Hyper-converged infrastructure enables new levels of workload separation, but the recovery and performance benefits of mixing test and production environments still outweigh the advantages of isolated clusters.
Virtualized workloads are standard in the modern data center. There's virtualization in core production systems, test and dev environments, and virtual desktops. Each workload typically has its own resource needs and can affect your infrastructure differently.
For example, a virtual desktop infrastructure (VDI) can zap storage and cause I/O spikes. When you couple the performance aspects with the critical nature of your production environment, it's tempting to separate your test and production environments from each other and other workloads.
Using separate clustered hardware environments enables you to stage one environment geared for heavy I/O -- your production environment -- and create another environment to support a workload with a more demanding CPU need -- your test and dev environment. This ensures that each workload has the resources and availability it needs based on its criticality.
Hyper-converged infrastructure provides the ideal platform for creating these silos for your various test and production environments. You can set up multiple hyper-converged infrastructure appliances and have one dedicated to VDI and another to your core production environment. These mini-clusters create an ideal separation for workloads, but the approach has some downsides.
Disadvantages of clustered test and production environments
Hyper-converged infrastructure enables you to tune infrastructure and software according to the workload's needs, but it comes at a cost -- and not just the price tag.
Mini-clusters of hosts dedicated to a single purpose have limited failover capacity. You should design all the clusters with an N-1 redundancy so they can handle the failure of a single host. The cluster could be 4 nodes in a hyper-converged infrastructure frame or 15 nodes in a traditional rack deployment; both can support the loss of a single host, but they have different restart times.
If you have 50 VMs per host in both the 4-node appliance and the 15-node rack, the 4-node system must restart 50 VMs across 3 hosts, or just fewer than 17 VMs per host. In the 15-host situation, you're restarting 50 VMs across 14 hosts, or just fewer than 4 VMs per host. That is a pretty big difference in recovery time.
When it comes to recovery, larger clusters make a difference, but the criticality of the workload also plays a role. Clusters should be designed with an N-1 aspect, but what happens when you lose more than one host?
In a pure production environment, losing two hosts can cause a scramble for resources as the VMs come back online. If everything on that cluster is mission-critical, there are no workloads you can bump to speed the recovery of the most important VMs.
If your test and production environments share the same hosts, you can shut down the test and dev workloads to give additional resources to your production systems. This can keep core systems online and give you additional time to recover the failed hosts.
Besides the recovery reasons to mix workloads, the performance aspects can also help you optimize your hardware platforms. Mixing high-CPU workloads with intense memory workloads can prevent workloads from taxing one element of the infrastructure. This enables you to take a more balanced approach when buying your hardware platforms instead of having to scale up one element of the hardware platform for a specific workload need, which can be difficult to do with hyper-converged hardware platforms.

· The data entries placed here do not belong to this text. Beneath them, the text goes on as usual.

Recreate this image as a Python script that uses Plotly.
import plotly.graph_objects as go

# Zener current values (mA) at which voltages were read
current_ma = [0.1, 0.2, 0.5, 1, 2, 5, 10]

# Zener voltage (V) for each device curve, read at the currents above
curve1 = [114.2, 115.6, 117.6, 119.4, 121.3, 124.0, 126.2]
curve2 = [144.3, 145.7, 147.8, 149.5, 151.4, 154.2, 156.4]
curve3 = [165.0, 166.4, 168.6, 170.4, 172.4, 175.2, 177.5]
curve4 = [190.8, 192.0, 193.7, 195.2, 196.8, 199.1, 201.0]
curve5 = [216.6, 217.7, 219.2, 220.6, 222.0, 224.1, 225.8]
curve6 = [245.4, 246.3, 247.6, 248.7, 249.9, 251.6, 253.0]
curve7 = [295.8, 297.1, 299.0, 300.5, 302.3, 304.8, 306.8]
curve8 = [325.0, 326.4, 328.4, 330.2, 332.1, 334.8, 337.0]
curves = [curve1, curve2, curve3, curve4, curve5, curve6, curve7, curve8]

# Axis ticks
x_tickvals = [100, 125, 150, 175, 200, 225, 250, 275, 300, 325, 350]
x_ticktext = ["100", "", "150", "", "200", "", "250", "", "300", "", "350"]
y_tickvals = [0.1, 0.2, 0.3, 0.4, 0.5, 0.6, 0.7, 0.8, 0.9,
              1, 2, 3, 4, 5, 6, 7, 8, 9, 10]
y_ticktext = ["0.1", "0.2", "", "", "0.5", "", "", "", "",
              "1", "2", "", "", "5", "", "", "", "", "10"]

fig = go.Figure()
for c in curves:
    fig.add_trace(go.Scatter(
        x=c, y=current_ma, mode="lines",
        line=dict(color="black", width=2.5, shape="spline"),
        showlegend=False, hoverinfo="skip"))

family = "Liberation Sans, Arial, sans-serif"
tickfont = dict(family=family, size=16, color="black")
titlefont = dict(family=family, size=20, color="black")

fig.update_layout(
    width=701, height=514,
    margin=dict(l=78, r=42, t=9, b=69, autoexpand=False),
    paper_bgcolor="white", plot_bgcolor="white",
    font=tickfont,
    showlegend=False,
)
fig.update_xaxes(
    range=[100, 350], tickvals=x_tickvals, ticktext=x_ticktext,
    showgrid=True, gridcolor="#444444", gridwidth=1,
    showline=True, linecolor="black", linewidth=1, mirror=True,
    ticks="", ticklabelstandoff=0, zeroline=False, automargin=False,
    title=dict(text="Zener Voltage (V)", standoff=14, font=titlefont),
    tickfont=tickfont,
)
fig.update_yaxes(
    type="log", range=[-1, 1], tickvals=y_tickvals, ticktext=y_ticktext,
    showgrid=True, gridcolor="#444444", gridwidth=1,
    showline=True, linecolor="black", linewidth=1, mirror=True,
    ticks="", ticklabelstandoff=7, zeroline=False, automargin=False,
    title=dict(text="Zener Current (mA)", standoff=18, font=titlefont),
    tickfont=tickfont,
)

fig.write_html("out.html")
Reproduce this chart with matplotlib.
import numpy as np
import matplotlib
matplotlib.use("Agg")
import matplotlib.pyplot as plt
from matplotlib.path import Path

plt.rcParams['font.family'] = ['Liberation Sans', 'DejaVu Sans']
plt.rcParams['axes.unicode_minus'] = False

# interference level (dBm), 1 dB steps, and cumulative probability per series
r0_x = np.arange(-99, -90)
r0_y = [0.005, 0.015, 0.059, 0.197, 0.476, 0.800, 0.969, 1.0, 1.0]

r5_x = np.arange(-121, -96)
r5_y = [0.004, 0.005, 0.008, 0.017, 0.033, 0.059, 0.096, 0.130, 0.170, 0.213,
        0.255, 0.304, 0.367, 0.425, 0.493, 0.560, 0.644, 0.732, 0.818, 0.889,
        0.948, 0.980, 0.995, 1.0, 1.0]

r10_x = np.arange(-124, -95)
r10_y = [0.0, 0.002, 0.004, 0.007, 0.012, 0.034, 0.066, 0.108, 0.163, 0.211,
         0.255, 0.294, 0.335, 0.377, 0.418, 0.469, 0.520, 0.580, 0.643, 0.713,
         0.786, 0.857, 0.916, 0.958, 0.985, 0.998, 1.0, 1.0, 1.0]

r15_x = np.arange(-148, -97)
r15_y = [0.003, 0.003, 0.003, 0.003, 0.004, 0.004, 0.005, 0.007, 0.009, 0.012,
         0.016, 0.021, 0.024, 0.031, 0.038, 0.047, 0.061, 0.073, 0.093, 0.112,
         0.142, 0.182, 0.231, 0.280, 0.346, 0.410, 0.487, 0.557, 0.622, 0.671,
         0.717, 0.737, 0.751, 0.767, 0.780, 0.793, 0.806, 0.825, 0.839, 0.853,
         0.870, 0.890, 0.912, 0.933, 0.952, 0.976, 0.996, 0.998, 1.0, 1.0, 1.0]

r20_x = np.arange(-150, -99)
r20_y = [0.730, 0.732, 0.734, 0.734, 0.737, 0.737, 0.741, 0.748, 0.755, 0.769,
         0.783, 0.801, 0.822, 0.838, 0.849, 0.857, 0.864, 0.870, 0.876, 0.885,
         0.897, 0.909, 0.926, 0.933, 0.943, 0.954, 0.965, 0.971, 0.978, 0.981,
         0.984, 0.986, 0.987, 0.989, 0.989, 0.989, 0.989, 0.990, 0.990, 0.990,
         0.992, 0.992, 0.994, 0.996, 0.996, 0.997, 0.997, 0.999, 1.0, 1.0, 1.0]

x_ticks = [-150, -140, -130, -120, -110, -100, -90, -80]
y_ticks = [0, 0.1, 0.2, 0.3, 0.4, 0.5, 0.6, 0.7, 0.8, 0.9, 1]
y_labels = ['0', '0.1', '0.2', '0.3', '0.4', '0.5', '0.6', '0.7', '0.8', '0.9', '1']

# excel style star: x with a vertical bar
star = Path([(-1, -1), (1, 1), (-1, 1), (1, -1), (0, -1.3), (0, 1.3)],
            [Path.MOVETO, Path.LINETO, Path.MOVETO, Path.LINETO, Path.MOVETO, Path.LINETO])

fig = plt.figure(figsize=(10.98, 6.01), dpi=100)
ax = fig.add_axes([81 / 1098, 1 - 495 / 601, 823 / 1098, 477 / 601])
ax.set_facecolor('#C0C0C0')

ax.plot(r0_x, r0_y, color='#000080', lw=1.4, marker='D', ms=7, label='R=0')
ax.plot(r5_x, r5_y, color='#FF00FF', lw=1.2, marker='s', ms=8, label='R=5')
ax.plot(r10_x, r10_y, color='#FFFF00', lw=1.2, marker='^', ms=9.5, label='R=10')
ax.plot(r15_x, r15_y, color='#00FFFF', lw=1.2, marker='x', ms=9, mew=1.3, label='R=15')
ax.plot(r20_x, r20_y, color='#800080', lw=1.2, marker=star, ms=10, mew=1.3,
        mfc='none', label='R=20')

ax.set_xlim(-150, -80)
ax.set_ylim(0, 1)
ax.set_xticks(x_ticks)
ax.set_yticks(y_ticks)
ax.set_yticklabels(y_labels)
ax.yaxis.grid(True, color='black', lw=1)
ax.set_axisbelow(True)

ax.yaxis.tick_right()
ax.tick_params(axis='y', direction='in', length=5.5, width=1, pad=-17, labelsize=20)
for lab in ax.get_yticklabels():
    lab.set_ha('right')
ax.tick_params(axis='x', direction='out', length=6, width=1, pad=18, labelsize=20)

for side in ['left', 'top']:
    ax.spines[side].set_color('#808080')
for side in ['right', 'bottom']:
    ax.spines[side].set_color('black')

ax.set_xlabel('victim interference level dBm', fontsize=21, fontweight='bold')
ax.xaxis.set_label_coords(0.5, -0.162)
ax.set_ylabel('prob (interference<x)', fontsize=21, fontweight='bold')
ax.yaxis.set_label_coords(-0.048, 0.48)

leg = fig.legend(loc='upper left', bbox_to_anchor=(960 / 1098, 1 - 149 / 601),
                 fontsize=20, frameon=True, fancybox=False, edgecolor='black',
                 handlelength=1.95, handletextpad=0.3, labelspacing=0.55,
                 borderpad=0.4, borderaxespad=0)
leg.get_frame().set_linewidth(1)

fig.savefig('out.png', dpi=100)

Mix environments to get the best of both worlds
At first glance, the needs of a VDI still point toward separation being the better option despite the recovery and performance advantages of mixed test and production environments. Separating workloads ensures that a resource-hungry VDI environment doesn't cause issues with core production. But hypervisors enable you to restrict and reserve resources or resource pools to support VDIs. VDI and production workloads are subject to rules that you can create and control.
A hyper-converged infrastructure platform might change how you adjust the rules in relation to its various features, but it shouldn't stop you from mixing environments. It takes additional effort to create the rules and guidelines, but once you do, the workload balance becomes hardware-independent.
As you replace infrastructure, you don't have to go through the same effort trying to balance the hardware platforms when you repurchase infrastructure. This gives you all the benefits of mixing production with test and dev environments along with the stability and portability of the rules and restrictions that your virtual controls give you.
This logic applies to both a single hyper-converged infrastructure appliance and multiple hyper-converged clusters as long as the restrictions on the rules are properly set. It might be ideal to limit I/O on a storage pool that has VDI on it to prevent issues during a boot storm or to limit memory usage during the same boot storm. Test and dev environments might have rules that prevent excessive use of memory or CPU during peak production hours or during a failover.
By mixing the workloads on a hyper-converged infrastructure platform, you can squeeze the lower tier resources in favor of more production resources. You might, for example, reduce CPU time on a VDI environment in favor of production during a failover event. You can use these types of rules to preserve your core production at the expense of less important functions.